I have the following integral:
$$p(x) = \int p(\pmb{\mu})\prod_{i=1}^n\sum_{c_i}p(c_i)p(x_i|c_i,\pmb{\mu})d\pmb{\mu}$$ $\pmb{\mu} \in \mathbf{R}^K$ . The time complexity to numerically evaluate this integral is $\mathcal{O}(K^n)$ but I am not sure how this number is obtained?
I was trying to understand the same and arrived here haha. I think a good way to see it, is to decompose the integral.

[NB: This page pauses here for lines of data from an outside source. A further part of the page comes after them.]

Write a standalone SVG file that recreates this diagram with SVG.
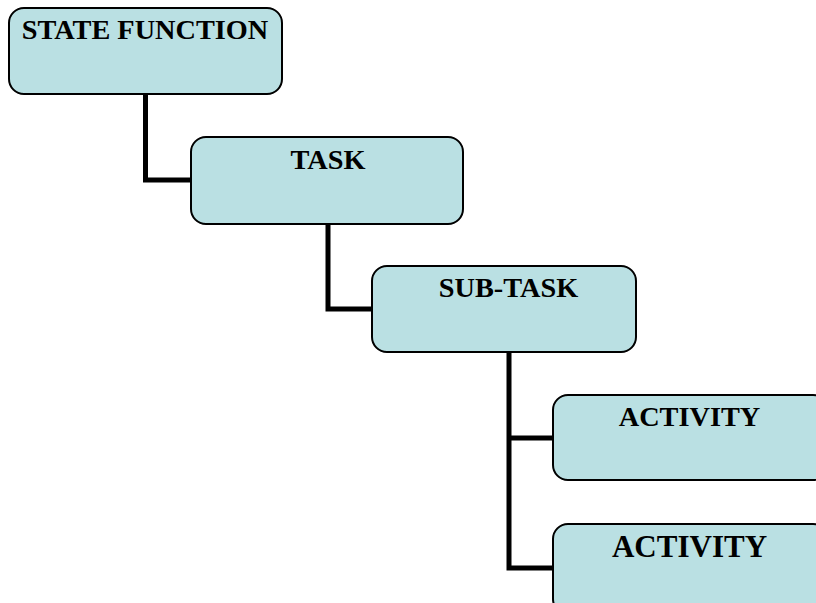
<svg xmlns="http://www.w3.org/2000/svg" width="816" height="603" viewBox="0 0 816 603">
<style>
.box{fill:#BAE0E3;stroke:#000;stroke-width:2}
.lbl{font-family:"Liberation Serif","Times New Roman",serif;font-weight:bold;font-size:28.3px;fill:#000;text-anchor:middle}
.con{fill:none;stroke:#000;stroke-width:5}
</style>
<rect x="0" y="0" width="816" height="603" fill="#fff"/>
<g id="connectors">
<polyline class="con" points="145.5,94 145.5,180 191,180"/>
<polyline class="con" points="328,224 328,309 372,309"/>
<polyline class="con" points="509,352 509,568 553,568"/>
<line class="con" x1="509" y1="438" x2="553" y2="438"/>
</g>
<g id="state-function">
<rect class="box" x="9" y="8" width="273" height="86" rx="15"/>
<text class="lbl" x="145" y="39">STATE FUNCTION</text>
</g>
<g id="task">
<rect class="box" x="191" y="137" width="272" height="87" rx="15"/>
<text class="lbl" x="328" y="169">TASK</text>
</g>
<g id="sub-task">
<rect class="box" x="372" y="266" width="264" height="86" rx="15"/>
<text class="lbl" x="508.5" y="297">SUB-TASK</text>
</g>
<g id="activity-1">
<rect class="box" x="553" y="395" width="275" height="85" rx="15"/>
<text class="lbl" x="689.5" y="426">ACTIVITY</text>
</g>
<g id="activity-2">
<rect class="box" x="553" y="524" width="275" height="90" rx="15"/>
<text class="lbl" x="689.5" y="557" style="font-size:31px">ACTIVITY</text>
</g>
</svg>
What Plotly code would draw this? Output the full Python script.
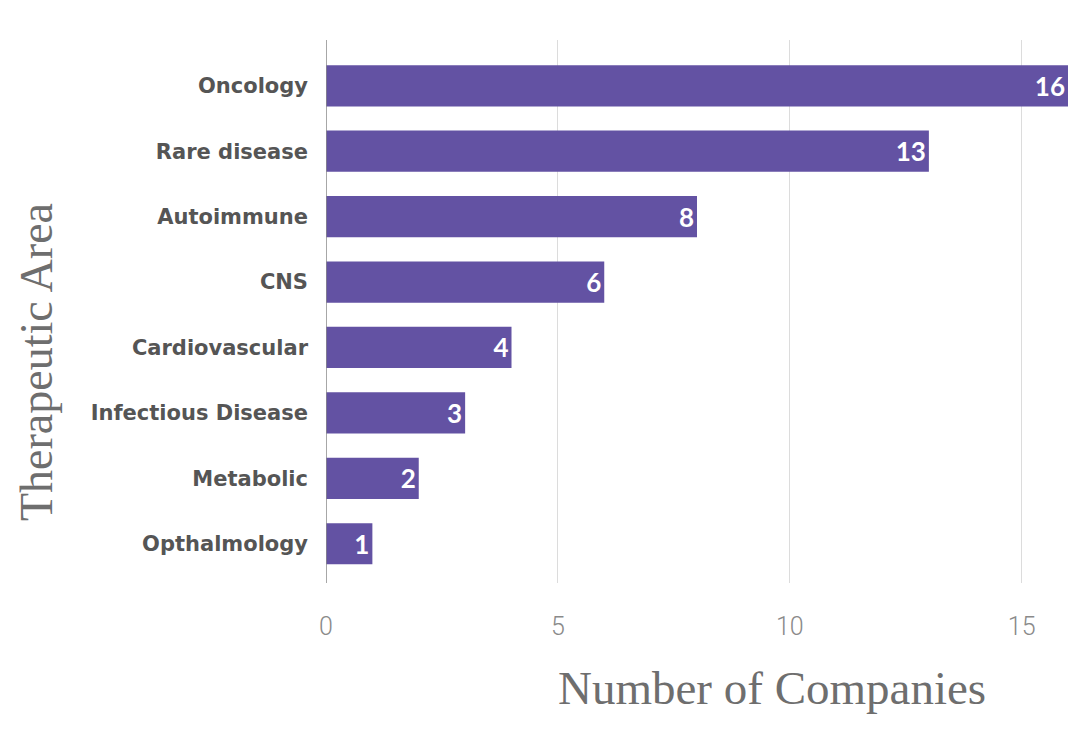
import plotly.graph_objects as go

categories = ["Oncology", "Rare disease", "Autoimmune", "CNS", "Cardiovascular",
              "Infectious Disease", "Metabolic", "Opthalmology"]
counts = [16, 13, 8, 6, 4, 3, 2, 1]
x_ticks = [0, 5, 10, 15]

# figure is placed at an 8px body offset in the page
L, R, T, B = 318, 12, 32, 161
W, H = 1072, 736
pw, ph = W - L - R, H - T - B

fig = go.Figure(go.Bar(
    x=counts, y=categories, orientation="h",
    marker=dict(color="#6352A3", line=dict(width=0)),
    width=0.63,
    text=[str(c) for c in counts], textposition="inside", insidetextanchor="end",
    textfont=dict(family="Lato, 'Noto Sans', sans-serif", size=26, color="white", weight="bold"),
    cliponaxis=False,
))

fig.update_layout(
    width=W, height=H,
    margin=dict(l=L, r=R, t=T, b=B),
    plot_bgcolor="white", paper_bgcolor="white",
    showlegend=False,
    xaxis=dict(range=[0, 16], tickvals=x_ticks, showgrid=True, gridcolor="#DCDCDC", gridwidth=1,
               zeroline=False, showline=False, ticks="",
               tickfont=dict(family="Roboto, Lato, sans-serif", size=25, color="#8A8A8A", weight=300),
               ticklabelstandoff=26),
    yaxis=dict(categoryorder="array", categoryarray=categories, range=[7.6, -0.7],
               showgrid=False, zeroline=False, showline=False, ticks="",
               tickfont=dict(family="'DejaVu Sans', sans-serif", size=21, color="#555555", weight="bold"),
               ticklabelstandoff=17),
    shapes=[dict(type="line", xref="x", yref="paper", x0=0, x1=0, y0=0, y1=1,
                 line=dict(color="#8A8A8A", width=1.5))],
    annotations=[
        dict(text="Number of Companies", xref="paper", yref="paper",
             x=(764 - L) / pw, y=(T + ph - 680) / ph,
             xanchor="center", yanchor="middle", showarrow=False,
             font=dict(family="'Liberation Serif', 'DejaVu Serif', serif", size=47, color="#6E6E6E")),
        dict(text="Therapeutic Area", xref="paper", yref="paper",
             x=(28 - L) / pw, y=(T + ph - 354) / ph,
             xanchor="center", yanchor="middle", showarrow=False, textangle=-90,
             font=dict(family="'Liberation Serif', 'DejaVu Serif', serif", size=46, color="#6E6E6E")),
    ],
)

fig.write_html("out.html")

$$ p(x) = \int p(\mu)\prod^{n}_{i=1}(f_{i,\mu_1}+f_{i,\mu_2}+..+f_{i,\mu_k})$$
Imagine $n=1$, In this case, to numerically evaluate the integral we have $K$ terms and the complexity is $O(K)$.
Now with $n=2$ we have
$$ p(x) = \int p(\mu)(f_{1,\mu_1}+f_{1,\mu_2}+..+f_{1,\mu_k})(f_{2,\mu_1}+f_{2,\mu_2}+..+f_{2,\mu_k}) $$
Then,for each new sample that you add, you are multiplying the number of terms by $K$ and the complexity of $n$ number of samples is $O(K^n)$.